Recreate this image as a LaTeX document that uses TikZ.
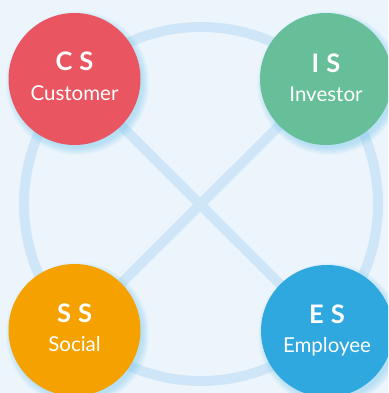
\documentclass[tikz,border=0pt]{standalone}
\usepackage{fontspec}
\setmainfont{Lato}
\usetikzlibrary{calc}
\definecolor{bgblue}{HTML}{EDF5FC}
\definecolor{ringblue}{HTML}{CFE6F8}
\definecolor{glowblue}{HTML}{6CC4EE}
\definecolor{csred}{HTML}{E95661}
\definecolor{isgreen}{HTML}{66BF99}
\definecolor{ssorange}{HTML}{F5A200}
\definecolor{esblue}{HTML}{2FA7DF}
\tikzset{
  party/.style={circle, minimum size=132pt, inner sep=0pt},
  abbr/.style={anchor=base, text=white, font=\fontsize{25.5}{28}\selectfont\bfseries},
  who/.style={anchor=base, text=white, font=\fontsize{20.5}{22}\selectfont},
  link/.style={ringblue, line width=10pt},
}
\begin{document}
\begin{tikzpicture}[x=1pt, y=-1pt]
            \useasboundingbox (0, 0) rectangle (388, 393);
            \clip (0, 0) rectangle (388, 393);
            \fill[bgblue] (0, 0) rectangle (388, 393);

            \coordinate (cs) at (74.5, 79);
            \coordinate (is) at (326, 79);
            \coordinate (ss) at (74.5, 330);
            \coordinate (es) at (327, 331);

            % ring and cross
            \draw[link] (201, 204) circle[radius=177];
            \draw[link] (cs) -- (es);
            \draw[link] (is) -- (ss);

            % soft glow
            \foreach \p in {cs, is, ss, es} {
                \foreach \g in {1, ..., 8} {
                    \fill[glowblue, opacity=0.06] ($(\p) + (3, 4)$) circle[radius=64 + \g];
                }
            }

            \node[party, fill=csred] (csdisc) at (cs) {};
            \node[party, fill=isgreen] (isdisc) at (is) {};
            \node[party, fill=ssorange] (ssdisc) at (ss) {};
            \node[party, fill=esblue] (esdisc) at (es) {};

            \node[abbr] (cstag) at ($(cs) + (0, -8)$) {C\hspace{7pt}S};
            \node[who] (csname) at ($(cs) + (0, 21)$) {Customer};
            \node[abbr] (istag) at ($(is) + (0, -6)$) {I\hspace{7pt}S};
            \node[who] (isname) at ($(is) + (0, 23)$) {Investor};
            \node[abbr] (sstag) at ($(ss) + (0, -7.5)$) {S\hspace{7pt}S};
            \node[who] (ssname) at ($(ss) + (0, 21)$) {Social};
            \node[abbr] (estag) at ($(es) + (0, -8)$) {E\hspace{7pt}S};
            \node[who] (esname) at ($(es) + (0, 21)$) {Employee};
        \end{tikzpicture}
\end{document}
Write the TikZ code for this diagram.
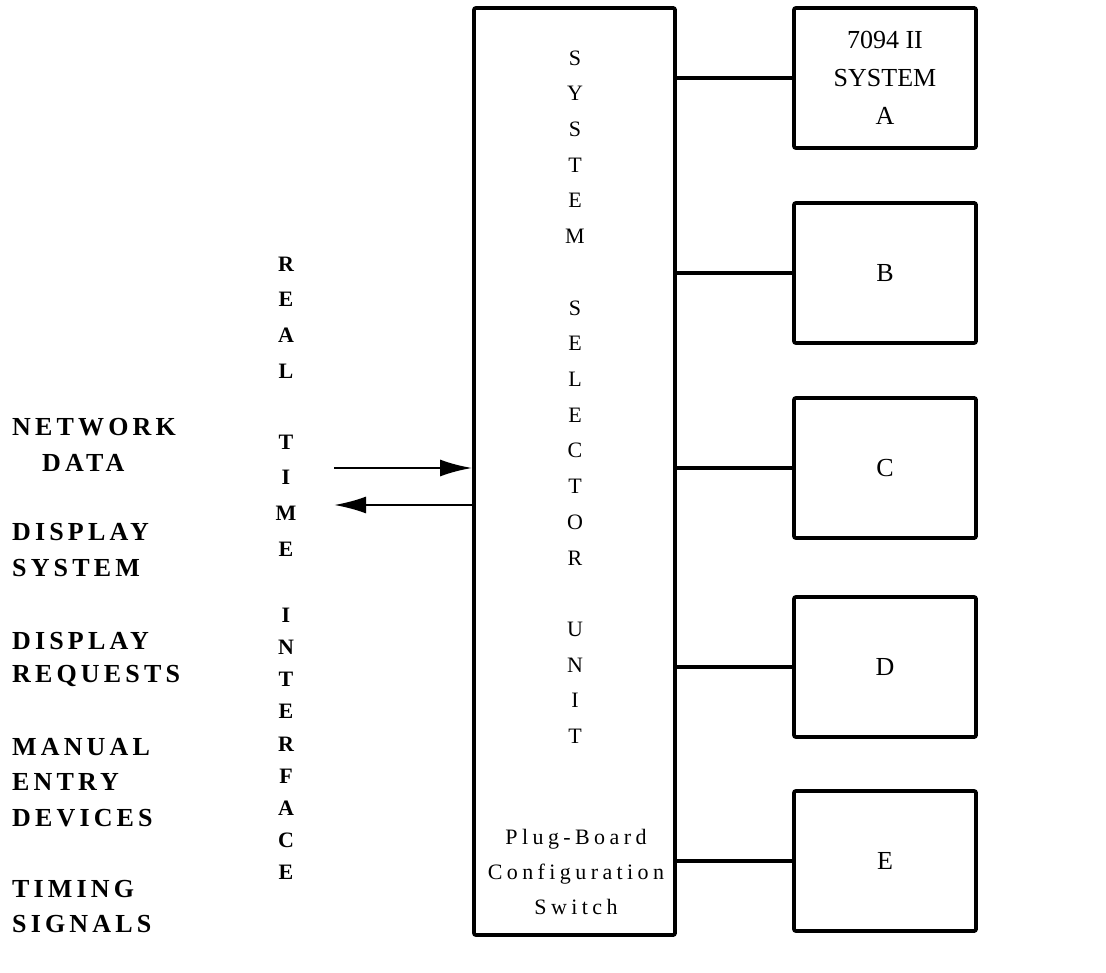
\documentclass[tikz,border=0pt]{standalone}
\usepackage{fontspec}
\setmainfont{Liberation Serif}
\usetikzlibrary{arrows.meta}
\begin{document}
\begin{tikzpicture}[x=1pt,y=-1pt,
  unitbox/.style={draw, line width=3.8pt, rounded corners=2pt, minimum width=182pt, minimum height=140pt, inner sep=0pt, align=center, font=\fontsize{26}{38}\selectfont},
  mainbox/.style={draw, line width=3.8pt, rounded corners=2pt, minimum width=201pt, minimum height=927pt, inner sep=0pt},
  conn/.style={line width=3.2pt},
  arr/.style={line width=2.5pt, -{Latex[length=32pt,width=17pt]}},
  lab/.style={anchor=west, inner sep=0pt, font=\fontsize{26}{30}\selectfont\bfseries\addfontfeature{LetterSpace=16}},
  rtl/.style={inner sep=0pt, font=\fontsize{22}{26}\selectfont\bfseries},
  ssl/.style={inner sep=0pt, font=\fontsize{22}{26}\selectfont},
  pbc/.style={inner sep=0pt, align=center, font=\fontsize{22}{35}\selectfont\addfontfeature{LetterSpace=20}}
]
\useasboundingbox (0,0) rectangle (1106,973);

% main selector box
\node[mainbox] (main) at (574.5,471.5) {};

% right boxes
\node[unitbox] (sa) at (885,78) {7094 II\\SYSTEM\\A};
\node[unitbox] (sb) at (885,273) {B};
\node[unitbox] (sc) at (885,468) {C};
\node[unitbox] (sd) at (885,667) {D};
\node[unitbox] (se) at (885,861) {E};

% connectors
\foreach \b in {sa,sb,sc,sd,se}
  \draw[conn] (main.east |- \b.west) -- (\b.west);

% vertical texts: REAL TIME
\foreach \c/\k in {R/0,E/1,A/2,L/3,T/5,I/6,M/7,E/8}
  \node[rtl] (rti-\k) at (286,{264+35.6*\k}) {\c};
% INTERFACE
\foreach \c/\k in {I/0,N/1,T/2,E/3,R/4,F/5,A/6,C/7,E/8}
  \node[rtl] (itf-\k) at (286,{615+32.2*\k}) {\c};
% SYSTEM SELECTOR UNIT
\foreach \c/\k in {S/0,Y/1,S/2,T/3,E/4,M/5,S/7,E/8,L/9,E/10,C/11,T/12,O/13,R/14,U/16,N/17,I/18,T/19}
  \node[ssl] (ssu-\k) at (575,{58+35.7*\k}) {\c};

\node[pbc] (plug) at (576,872) {Plug-Board\\Configuration\\Switch};

% left labels
\node[lab] (l1) at (12,427) {NETWORK};
\node[lab] (l2) at (42,463) {DATA};
\node[lab] (l3) at (12,532) {DISPLAY};
\node[lab] (l4) at (12,568) {SYSTEM};
\node[lab] (l5) at (12,641) {DISPLAY};
\node[lab] (l6) at (12,676) {REQUESTS};
\node[lab] (l7) at (12,747) {MANUAL};
\node[lab] (l8) at (12,782) {ENTRY};
\node[lab] (l9) at (12,818) {DEVICES};
\node[lab] (l10) at (12,889) {TIMING};
\node[lab] (l11) at (12,924) {SIGNALS};

% arrows
\coordinate (ain) at (334,468);
\coordinate (aout) at (334,505);
\draw[arr] (ain) -- (main.west |- ain);
\draw[arr] (main.west |- aout) -- (aout);
\end{tikzpicture}
\end{document}
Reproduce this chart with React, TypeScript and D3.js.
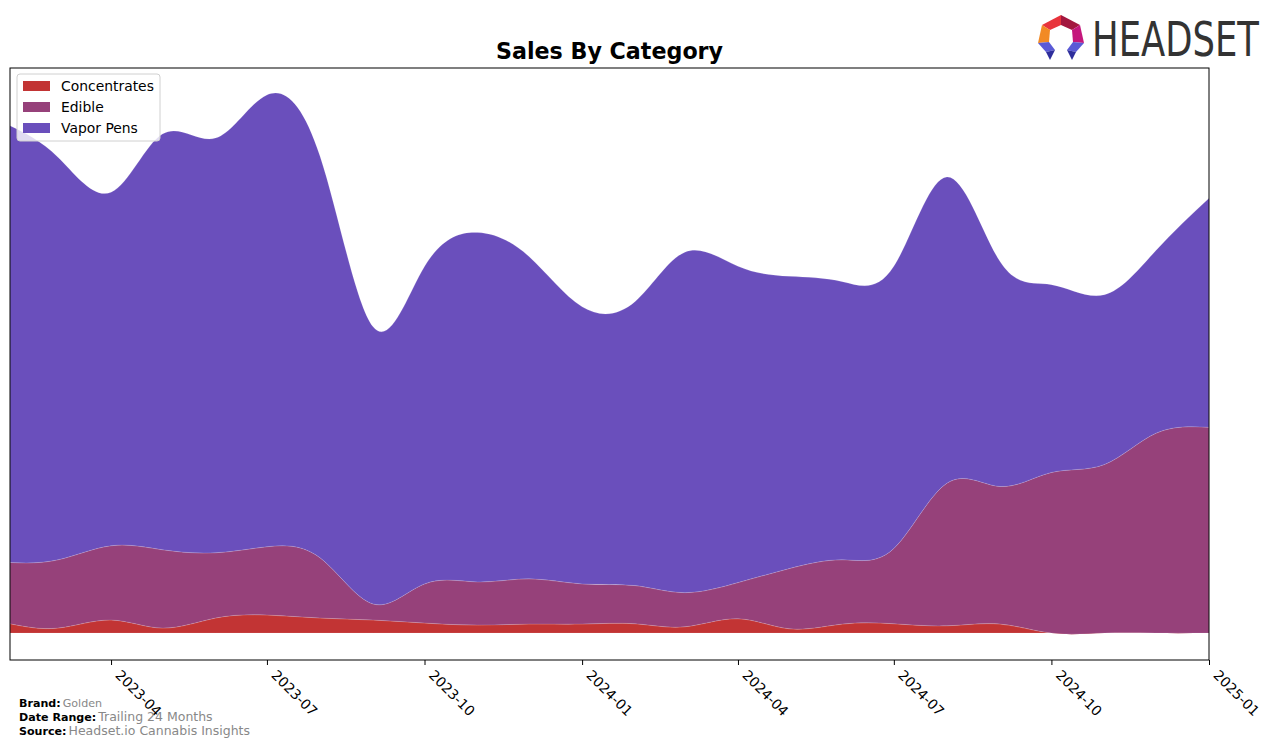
import React, { useEffect, useRef } from "react";
import * as d3 from "d3";

// monthly points, Feb 2023 .. Jan 2025
const months = [
  "2023-02", "2023-03", "2023-04", "2023-05", "2023-06", "2023-07",
  "2023-08", "2023-09", "2023-10", "2023-11", "2023-12", "2024-01",
  "2024-02", "2024-03", "2024-04", "2024-05", "2024-06", "2024-07",
  "2024-08", "2024-09", "2024-10", "2024-11", "2024-12", "2025-01",
];

const categories = ["Concentrates", "Edible", "Vapor Pens"];

const concentrates = [
  9.3, 5, 13, 5, 15, 18, 15, 13, 10, 8, 9, 9,
  9.3, 6.3, 14.3, 4.3, 9, 9.3, 7.3, 9, 0, 0, 0, 0,
];
const edible = [
  61, 68, 74, 78, 65, 68, 60, 16, 39, 43, 45, 40,
  38, 34, 36, 60, 64, 75, 142, 137, 160, 168, 199, 205,
];
const vaporPens = [
  435, 401, 352, 414, 413, 450, 400, 276, 316, 348, 321, 276,
  283, 339, 315, 291, 277, 281, 305, 224, 187, 169, 182, 228,
];

const tickLabels = [
  "2023-04", "2023-07", "2023-10", "2024-01",
  "2024-04", "2024-07", "2024-10", "2025-01",
];

const colors = ["#c23434", "#96417a", "#6a4fbc"];

const App = () => {
  const ref: any = useRef();

  const width = 1276;
  const height = 748;
  const margin = { top: 68, right: 67, bottom: 88, left: 10 };

  useEffect(() => {
    const svg = d3.select(ref.current);
    svg.selectAll("*").remove();

    const parse = d3.timeParse("%Y-%m");
    const rows = months.map((m, i) => ({
      date: parse(m) as Date,
      Concentrates: concentrates[i],
      Edible: edible[i],
      "Vapor Pens": vaporPens[i],
    }));

    const stack = d3.stack<any>().keys(categories);
    const series = stack(rows);

    const maxTotal: any = d3.max(series[series.length - 1], (d: any) => d[1]);
    const pad = maxTotal * 0.05;

    const xScale = d3
      .scaleTime()
      .domain(d3.extent(rows, (d) => d.date) as [Date, Date])
      .range([margin.left, width - margin.right]);

    const yScale = d3
      .scaleLinear()
      .domain([-pad, maxTotal + pad])
      .range([height - margin.bottom, margin.top]);

    // clip so the spline overshoot stays inside the frame
    svg
      .append("clipPath")
      .attr("id", "plot-clip")
      .append("rect")
      .attr("x", margin.left)
      .attr("y", margin.top)
      .attr("width", width - margin.left - margin.right)
      .attr("height", height - margin.top - margin.bottom);

    const area = d3
      .area<any>()
      .x((d: any) => xScale(d.data.date))
      .y0((d: any) => yScale(d[0]))
      .y1((d: any) => yScale(d[1]))
      .curve(d3.curveNatural);

    svg
      .append("g")
      .attr("clip-path", "url(#plot-clip)")
      .selectAll("path")
      .data(series)
      .join("path")
      .attr("d", area as any)
      .attr("fill", (_d, i) => colors[i])
      .attr("stroke", "rgba(255,255,255,0.2)")
      .attr("stroke-width", 0.7);

    // frame
    svg
      .append("rect")
      .attr("x", margin.left)
      .attr("y", margin.top)
      .attr("width", width - margin.left - margin.right)
      .attr("height", height - margin.top - margin.bottom)
      .attr("fill", "none")
      .attr("stroke", "#000")
      .attr("stroke-width", 1);

    // x axis
    const tickDates = tickLabels.map((t) => parse(t) as Date);
    const xAxis = d3
      .axisBottom(xScale)
      .tickValues(tickDates)
      .tickSize(5)
      .tickSizeOuter(0)
      .tickFormat(d3.timeFormat("%Y-%m") as any);

    const xAxisGroup = svg
      .append("g")
      .attr("transform", `translate(0, ${height - margin.bottom})`)
      .call(xAxis);
    xAxisGroup.select(".domain").remove();
    xAxisGroup.selectAll("line").attr("stroke", "#000");
    xAxisGroup
      .selectAll("text")
      .attr("font-family", "DejaVu Sans")
      .attr("font-size", "13.9px")
      .attr("fill", "#000")
      .attr("text-anchor", "start")
      .attr("x", 0)
      .attr("y", 0)
      .attr("dy", 0)
      .attr("transform", "translate(3, 16) rotate(45)");

    // title
    svg
      .append("text")
      .attr("x", (margin.left + width - margin.right) / 2)
      .attr("y", 59)
      .attr("text-anchor", "middle")
      .attr("font-family", "DejaVu Sans")
      .attr("font-weight", "bold")
      .attr("font-size", "22.2px")
      .text("Sales By Category");

    // legend
    const legend = svg.append("g").attr("transform", "translate(17, 74)");
    legend
      .append("rect")
      .attr("width", 143)
      .attr("height", 67)
      .attr("rx", 3)
      .attr("fill", "rgba(255,255,255,0.8)")
      .attr("stroke", "#d0d0d0");
    categories.forEach((c, i) => {
      legend
        .append("rect")
        .attr("x", 6)
        .attr("y", 7 + i * 21)
        .attr("width", 27)
        .attr("height", 10)
        .attr("fill", colors[i]);
      legend
        .append("text")
        .attr("x", 44)
        .attr("y", 17 + i * 21)
        .attr("font-family", "DejaVu Sans")
        .attr("font-size", "13.9px")
        .attr("fill", "#000")
        .text(c);
    });

    // footer
    const footer = [
      ["Brand:", "Golden", "11.1px"],
      ["Date Range:", "Trailing 24 Months", "12.5px"],
      ["Source:", "Headset.io Cannabis Insights", "12.5px"],
    ];
    footer.forEach(([label, value, size], i) => {
      const t = svg
        .append("text")
        .attr("x", 19)
        .attr("y", 707 + i * 14)
        .attr("font-family", "DejaVu Sans");
      t.append("tspan")
        .attr("font-weight", "bold")
        .attr("font-size", "11.1px")
        .attr("fill", "#000")
        .text(label);
      t.append("tspan")
        .attr("dx", 2)
        .attr("font-size", size)
        .attr("fill", "#888")
        .text(value);
    });

    // logo
    const logo = svg.append("g");
    const shapes: [string, number[][]][] = [
      ["#e8343c", [[1042, 25], [1061, 15], [1061, 25], [1050, 30]]],
      ["#a3173f", [[1061, 15], [1080, 25], [1072, 30], [1061, 25]]],
      ["#f28a24", [[1042, 25], [1050, 30], [1049, 42], [1038, 43]]],
      ["#c4177c", [[1080, 25], [1084, 43], [1073, 42], [1072, 30]]],
      ["#5a5ad6", [[1038, 43], [1049, 42], [1055, 50], [1046, 52]]],
      ["#2e2e9c", [[1046, 52], [1055, 50], [1050, 60]]],
      ["#5a5ad6", [[1084, 43], [1073, 42], [1067, 50], [1076, 52]]],
      ["#2e2e9c", [[1076, 52], [1067, 50], [1072, 60]]],
    ];
    shapes.forEach(([fill, pts]) => {
      logo
        .append("polygon")
        .attr("points", pts.map((p) => p.join(",")).join(" "))
        .attr("fill", fill);
    });
    logo
      .append("text")
      .attr("transform", "translate(1092, 56) scale(1, 1.36)")
      .attr("font-family", "DejaVu Sans")
      .attr("font-size", "35px")
      .attr("fill", "#333")
      .attr("textLength", 167)
      .attr("lengthAdjust", "spacingAndGlyphs")
      .text("HEADSET");
  }, []);

  return (
    <div style={{ position: "absolute", left: 0, top: 0 }}>
      <svg ref={ref} width={width} height={height}></svg>
    </div>
  );
};

export default App;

════════════════════

Extract from the material above the stretch running from the line containing "Reproduce this chart" through the line containing "width - margin.right]);". Keep the text exact and the pictures out.

▶ The output
Reproduce this chart with React, TypeScript and D3.js.
import React, { useEffect, useRef } from "react";
import * as d3 from "d3";

// monthly points, Feb 2023 .. Jan 2025
const months = [
  "2023-02", "2023-03", "2023-04", "2023-05", "2023-06", "2023-07",
  "2023-08", "2023-09", "2023-10", "2023-11", "2023-12", "2024-01",
  "2024-02", "2024-03", "2024-04", "2024-05", "2024-06", "2024-07",
  "2024-08", "2024-09", "2024-10", "2024-11", "2024-12", "2025-01",
];

const categories = ["Concentrates", "Edible", "Vapor Pens"];

const concentrates = [
  9.3, 5, 13, 5, 15, 18, 15, 13, 10, 8, 9, 9,
  9.3, 6.3, 14.3, 4.3, 9, 9.3, 7.3, 9, 0, 0, 0, 0,
];
const edible = [
  61, 68, 74, 78, 65, 68, 60, 16, 39, 43, 45, 40,
  38, 34, 36, 60, 64, 75, 142, 137, 160, 168, 199, 205,
];
const vaporPens = [
  435, 401, 352, 414, 413, 450, 400, 276, 316, 348, 321, 276,
  283, 339, 315, 291, 277, 281, 305, 224, 187, 169, 182, 228,
];

const tickLabels = [
  "2023-04", "2023-07", "2023-10", "2024-01",
  "2024-04", "2024-07", "2024-10", "2025-01",
];

const colors = ["#c23434", "#96417a", "#6a4fbc"];

const App = () => {
  const ref: any = useRef();

  const width = 1276;
  const height = 748;
  const margin = { top: 68, right: 67, bottom: 88, left: 10 };

  useEffect(() => {
    const svg = d3.select(ref.current);
    svg.selectAll("*").remove();

    const parse = d3.timeParse("%Y-%m");
    const rows = months.map((m, i) => ({
      date: parse(m) as Date,
      Concentrates: concentrates[i],
      Edible: edible[i],
      "Vapor Pens": vaporPens[i],
    }));

    const stack = d3.stack<any>().keys(categories);
    const series = stack(rows);

    const maxTotal: any = d3.max(series[series.length - 1], (d: any) => d[1]);
    const pad = maxTotal * 0.05;

    const xScale = d3
      .scaleTime()
      .domain(d3.extent(rows, (d) => d.date) as [Date, Date])
      .range([margin.left, width - margin.right]);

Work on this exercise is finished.